Council officials have been accused of giving misleading advice on controversial plans for gas drilling and lower-volume fracking at Burniston, near Scarborough.

In January 2026, North Yorkshire planners recommended approval of the scheme in a report to councillors, who were due to make the decision a week later.
But a local campaign group, Frack Free Coastal Communities (FFCC), has said the planners’ report contained errors that could mislead councillors.
It also said failures in the handling of the application would make it difficult for the councillors to make a “properly-informed” decision.
FFCC accused officials of failing to:
- Respond to relevant communications
- Engage with technical and scientific analysis in expert representations
- Seek clarification from Europa when errors in the application were pointed out during the consultation
- Upload relevant documents and correspondence to the planning register
FFCC said officials ignored significant requirements of the council’s own minerals policy and gave “inappropriate advice” to Europa not to respond to representations from the public. The group also criticised “problems with the functionality of the online planning register”.
Yesterday, in a letter to North Yorkshire’s chief executive, FFCC said:
“These shortcomings in the handling of the planning application and consultation have resulted in a report to the Strategic Planning Committee, which is misleading and contains internal contradictions which, in our view, would make it difficult for elected members to make a properly informed determination.”
The letter’s author, Chris Garforth, chair of FFCC’s steering group, said:
“We engaged with the consultation process in good faith. We were assured by the planners that all representations would be considered by the planning committee and that they, the planners, would seek responses from the applicant in respect of material matters drawn to their attention. We now see that has not been the case.”
He called on North Yorkshire Council to seek an external peer review of its handling of the Burniston application, saying this would:
“go a long way towards restoring public trust in the ability of NYC’s planning department to do a high quality professional job and properly to balance the various stakeholder interests involved in such applications.”
Earlier this month, Burniston Parish Council made a similar request to North Yorkshire Council. We asked North Yorkshire to comment to both requests. We will update this article with any response.
The meeting of the strategic planning committee, due on 30 January 2026, was postponed at the last minute after multiple requests for the government to decide the application.
Today, the local government secretary opposed calling in the decision and said the application by Europa Oil & Gas should be determined by North Yorkshire Council.
Details
The letter from Frack Free Coastal Communities highlighted what it regarded as eight problems with the application process and the planners’ report:
Planning register: At the start of the consultation, the group said many people reported problems uploading their comments to the council’s online planning register. Professor Garforth said:
“There is no record of how many representations were lost because people gave up after their initial attempts. Problems with submitting documents persisted for several months.”

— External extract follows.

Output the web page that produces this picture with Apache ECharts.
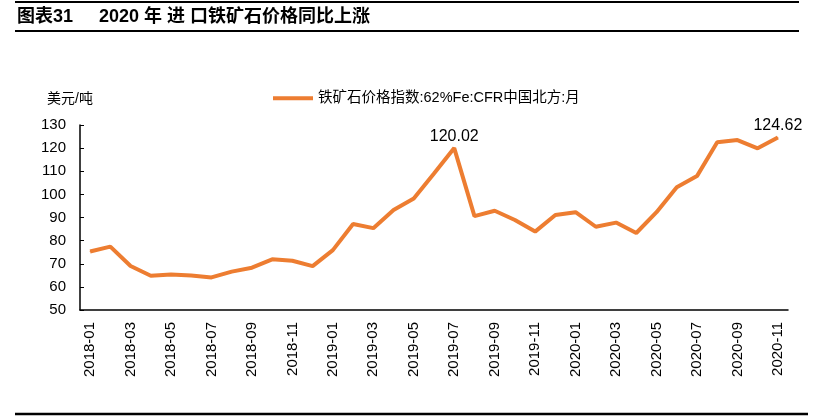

Application problems: Professor Garforth said planners failed to seek clarification with Europa about what he said were “serious errors and inconsistencies” in the application. These included descriptions of phases of work and the site and a failure of Europa to identify a great crested new population near the site.
Minerals policies ignored: FFCC said the planners’ report ignored policy requirements for applications involving hydraulic fracturing for a health impact assessment and “compelling evidence” on acceptable management and mitigation of seismicity.

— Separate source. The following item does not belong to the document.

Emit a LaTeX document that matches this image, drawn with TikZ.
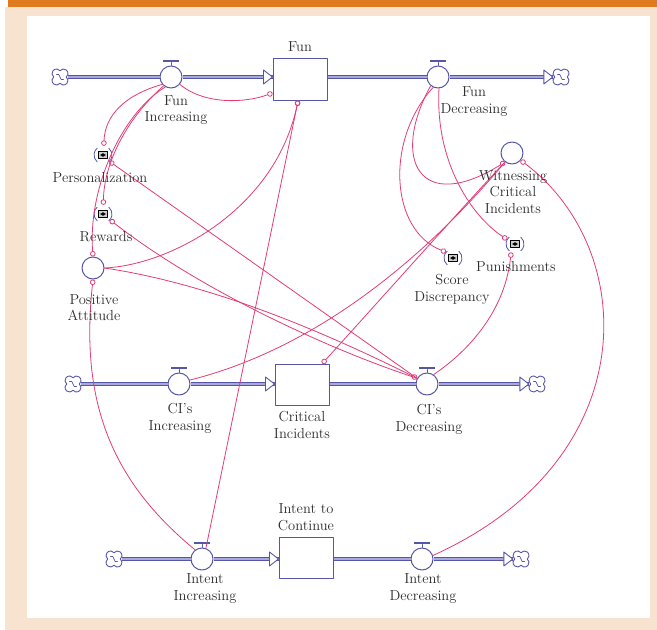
\documentclass[tikz,border=0pt]{standalone}
\usepackage{fontspec}
\usetikzlibrary{arrows.meta}
\definecolor{flowblue}{HTML}{5656A8}
\definecolor{pipefill}{HTML}{A8A8DC}
\definecolor{linkpink}{HTML}{E23C78}
\definecolor{peach}{HTML}{F8E3D0}
\definecolor{topbar}{HTML}{E07A1E}
\definecolor{ink}{HTML}{2E2E2E}
\begin{document}
\begin{tikzpicture}[x=1pt, y=-1pt, line join=round, line cap=round]
	\pgfmathsetmacro\vr{22}
	\pgfmathsetmacro\hw{8}
	\pgfmathsetmacro\gr{9}
	\tikzset{
		valve/.style={circle, draw=flowblue, fill=white, line width=1pt, minimum size=\vr pt, inner sep=0pt},
		stock/.style={rectangle, draw=flowblue, fill=white, line width=1pt, minimum width=54pt, minimum height=42pt, inner sep=0pt},
		sink/.style={circle, minimum size=16pt, inner sep=0pt},
		ghost/.style={circle, minimum size=2*\gr pt, inner sep=0pt},
		pipe/.style={draw=flowblue, double=pipefill, line width=0.9pt, double distance=2.8pt, line cap=butt},
		head/.style={draw=flowblue, fill=white, line width=0.9pt},
		link/.style={draw=linkpink, line width=0.8pt},
		ringstart/.style={{Circle[open,length=5.5pt]}-},
		ringend/.style={-{Circle[open,length=5.5pt]}},
		lbl/.style={text=ink, align=center, font=\fontsize{14.5}{16.5}\selectfont, inner sep=0pt}
	}
	\useasboundingbox (0,0) rectangle (657,630);
	\fill[white] (0,0) rectangle (657,630);
	\fill[peach] (5,7) rectangle (657,630);
	\fill[topbar] (8,0) rectangle (657,7);
	\fill[white] (27,16) rectangle (650,618);

	\node[sink] (funsrc) at (60,77) {};
	\node[valve] (funin) at (171,77) {};
	\node[stock] (fun) at (300,79) {};
	\node[valve] (funout) at (438,77) {};
	\node[sink] (funsnk) at (561,77) {};

	\node[sink] (cisrc) at (73,384) {};
	\node[valve] (ciin) at (179,384) {};
	\node[stock, minimum height=41pt] (ci) at (302,384.5) {};
	\node[valve] (ciout) at (427,384) {};
	\node[sink] (cisnk) at (537,384) {};

	\node[sink] (insrc) at (114,559) {};
	\node[valve] (inin) at (202,559) {};
	\node[stock, minimum height=41pt] (intent) at (306,557.5) {};
	\node[valve] (inout) at (422,559) {};
	\node[sink] (insnk) at (521,559) {};

	\node[valve] (wci) at (512,153) {};
	\node[valve] (pa) at (93,268) {};
	\node[ghost] (pers) at (103,155) {};
	\node[ghost] (rew) at (103,214) {};
	\node[ghost] (score) at (453,258) {};
	\node[ghost] (pun) at (515,244) {};

	\draw[pipe] (funsrc.east) -- (funin.west);
	\draw[pipe] (funin.east) -- (funin -| fun.west);
	\draw[pipe] (funin -| fun.east) -- (funout.west);
	\draw[pipe] (funout.east) -- (funsnk.west);
	\draw[pipe] (cisrc.east) -- (ciin.west);
	\draw[pipe] (ciin.east) -- (ciin -| ci.west);
	\draw[pipe] (ciin -| ci.east) -- (ciout.west);
	\draw[pipe] (ciout.east) -- (cisnk.west);
	\draw[pipe] (insrc.east) -- (inin.west);
	\draw[pipe] (inin.east) -- (inin -| intent.west);
	\draw[pipe] (inin -| intent.east) -- (inout.west);
	\draw[pipe] (inout.east) -- (insnk.west);

	\foreach \v/\t in {funin/fun,ciin/ci,inin/intent,funout/funsnk,ciout/cisnk,inout/insnk}
		\draw[head] (\v -| \t.west) -- ++(-9,-7) -- ++(0,14) -- cycle;
	\foreach \v in {funin,funout,ciin,ciout,inin,inout} {
		\draw[flowblue, line width=0.9pt] (\v.north) -- ++(0,-3);
		\draw[flowblue, line width=2.6pt, line cap=butt] (\v.north) ++(-\hw,-4.5) -- ++(2*\hw,0);
	}
	\foreach \c in {funsrc,funsnk,cisrc,cisnk,insrc,insnk} {
		\draw[flowblue, fill=white, line width=0.9pt] (\c.center) ++(6.33,0) arc (-51:141:4.5) arc (39:231:4.5) arc (129:321:4.5) arc (219:411:4.5) -- cycle;
		\draw[flowblue, line width=0.7pt] ([shift={(-3.5,-2.5)}]\c.center) .. controls ([shift={(1,-5)}]\c.center) and ([shift={(-1,5)}]\c.center) .. ([shift={(3.5,2.5)}]\c.center);
	}
	\foreach \g in {pers,rew,score,pun} {
		\draw[flowblue, line width=0.8pt] (\g.center) ++(130:\gr) arc (130:230:\gr);
		\draw[flowblue, line width=0.8pt] (\g.center) ++(-50:\gr) arc (-50:50:\gr);
		\draw[black, fill=gray!40, line width=0.8pt] (\g.center) ++(-4.5,-3.5) rectangle ++(9,7);
		\fill[black] (\g.center) ++(-2.8,0) -- ++(2.8,-1.8) -- ++(2.8,1.8) -- ++(-2.8,1.8) -- cycle;
	}

	\draw[link, ringend] (funin.-40) .. controls (205,105) and (245,103) .. (fun.207);
	\draw[link, ringstart] (fun.-95) -- (inin.70);
	\draw[link, ringstart] (fun.-95) .. controls (275,210) and (170,265) .. (pa.east);
	\draw[link, ringend] (funin.-140) .. controls (125,95) and (105,115) .. (pers.85);
	\draw[link, ringend] (funin.-130) .. controls (125,120) and (104,165) .. (rew.88);
	\draw[link, ringend] (funin.-120) .. controls (120,115) and (88,190) .. (pa.north);
	\draw[link, ringstart] (pers.-45) -- (ciout.150);
	\draw[link, ringstart] (rew.-40) .. controls (200,290) and (330,350) .. (ciout.150);
	\draw[link, ringend] (pa.east) .. controls (220,285) and (340,340) .. (ciout.150);
	\draw[link, ringstart] (pa.south) .. controls (80,400) and (110,480) .. (inin.127);
	\draw[link, ringend] (funout.-130) .. controls (390,160) and (420,215) .. (wci.-128);
	\draw[link, ringend] (funout.-115) .. controls (385,140) and (390,230) .. (score.140);
	\draw[link, ringend] (funout.-85) .. controls (435,160) and (470,215) .. (pun.150);
	\draw[link] (ciin.20) .. controls (330,345) and (440,240) .. (wci.-128);
	\draw[link, ringstart] (ci.46) .. controls (380,300) and (460,210) .. (wci.-128);
	\draw[link, ringstart] (pun.-115) .. controls (505,310) and (470,350) .. (ciout.55);
	\draw[link, ringstart] (wci.-40) .. controls (640,250) and (645,460) .. (inout.18);

	\node[lbl] (funname) at (300,47) {Fun};
	\node[lbl] (funinname) at (176,110) {Fun\\Increasing};
	\node[lbl] (funoutname) at (474,101.5) {Fun\\Decreasing};
	\node[lbl] (wciname) at (513,192) {Witnessing\\Critical\\Incidents};
	\node[lbl] (persname) at (100,178) {Personalization};
	\node[lbl] (rewname) at (106,237) {Rewards};
	\node[lbl] (paname) at (94,307.5) {Positive\\Attitude};
	\node[lbl] (scorename) at (452,289.5) {Score\\Discrepancy};
	\node[lbl] (punname) at (516,267) {Punishments};
	\node[lbl] (ciinname) at (180,418.5) {CI's\\Increasing};
	\node[lbl] (ciname) at (302,425) {Critical\\Incidents};
	\node[lbl] (cioutname) at (429,419.5) {CI's\\Decreasing};
	\node[lbl] (intentname) at (306,517) {Intent to\\Continue};
	\node[lbl] (ininname) at (205,588.5) {Intent\\Increasing};
	\node[lbl] (inoutname) at (423,588.5) {Intent\\Decreasing};
\end{tikzpicture}
\end{document}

Professor Garforth also said:
“We note (from documents released following a FOI request by Burniston Parish Council) that planning conditions proposed by statutory consultees to minimise impact on nearby residents have been watered down or removed at the request of the applicant [Europa Oil & Gas].”
Advice not to respond to the public: Professor Garforth said an email from North Yorkshire Council planners on 10 June 2025 to Europa’s agent advised against replying to individual objections as this might set a precedent. Another email said planners’ “default position” was not to send representations to Europa for comment.

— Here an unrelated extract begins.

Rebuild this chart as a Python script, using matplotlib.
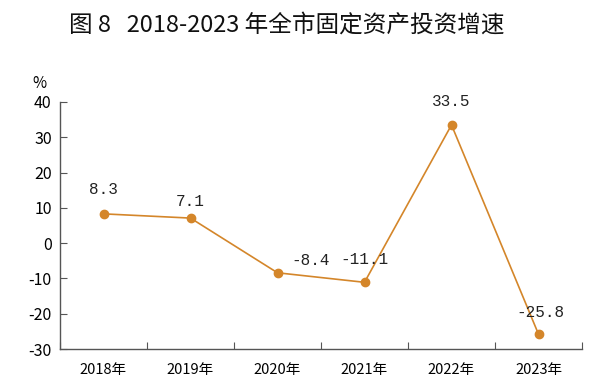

Technical and scientific representations: Planners did not send detailed comments from people with relevant scientific and professional expertise to Europa, Professor Garforth said. Nor were these comments addressed in the planners’ report. Professor Garforth added:
“This seems to render the public consultation process little more than a box ticking exercise”.
Errors in report: Professor Garforth said mistakes in the planners’ report had “the potential materially to mislead committee members”. These included describing the application as “exploration”, even though Europa had made it clear it was for “appraisal”, he said.
Failure to communicate: FFCC received no response from the Principal Planning Officer to its correspondence in November 2025 about what advice had been sought from an industry regulator on seismic risk.
Missing documents and correspondence: The council initially failed to publish key documents, including Europa’s response to questions from the North York Moors National Park Authority and a final revision of the Preliminary Ecological Appraisal. They came to light only following the council’s response to a freedom of information request and were later published, in one case more than six months later.
DrillOrDrop asked North Yorkshire Council to respond to the FFCC letter. We will update this article with any response.